As we got higher into the mountains, however, the air got cooler again, this time in that wonderful mountain-y way. At about 6:30ish, we arrived at the gates of Crater Lake National Park, waved our America The Beautiful pass at the ranger, and drove in. We had been smelling smoke for about 20 minutes before, and after we came into the park and had more scenic views, we could see that there was a fire off in the distance to the west. The sky was cloudy, but I don’t think it was truly overcast--without the fire in the distance, it would have been a beautiful late afternoon. But the smoke smell and a brownish smoky haze was very noticeable. Sure enough, when we got to the rim road of Crater Lake, and stopped at the first stop, we were somewhat surprised to see that the famous blue of the lake was not to be seen--the crater seemed to be filled with smoke, and the color was a sort of dull gray-blue. We could see how awesome the crater is, but the color was simply not there.
This being the case, I told Joey not to stop at the subsequent rim overlooks, and to continue on to Mazama Village, the only campground in the park.

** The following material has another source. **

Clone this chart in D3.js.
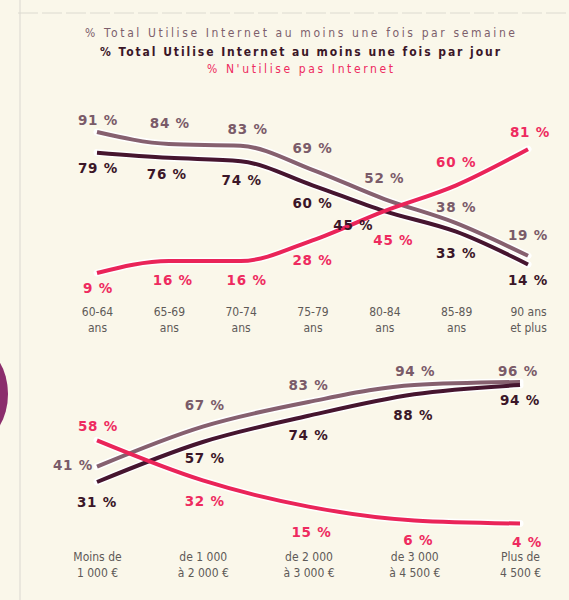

I’d been counting on getting a space here, because I don’t see any other obvious places to stay outside the park. Luck was with us, and we did find a nice space here in Loop C. Like the sites we had in Yellowstone and the one last night, there are no hookups, so we are dry camping again. No big deal, really, and we are fine here. We just had a delicious dinner of chicken wings on our new grill (which we’ve used every night since we got it), corn on the cob from the farm market we stopped at on our way to the beach, and salad. We are not suffering in the food department, for those of you who wondered! We’ve had steak, chicken with black bean sauce, hamburgers, thai curry chicken, spaghetti with meat sauce, and chicken burritos, to name a few of Joe’s dinner creations.

So anyway, I am hoping that the wind will blow in a different direction tomorrow, and we will see blue in the crater on our drive around the rim. And at some point we’ll probably peel off east again, toward Idaho.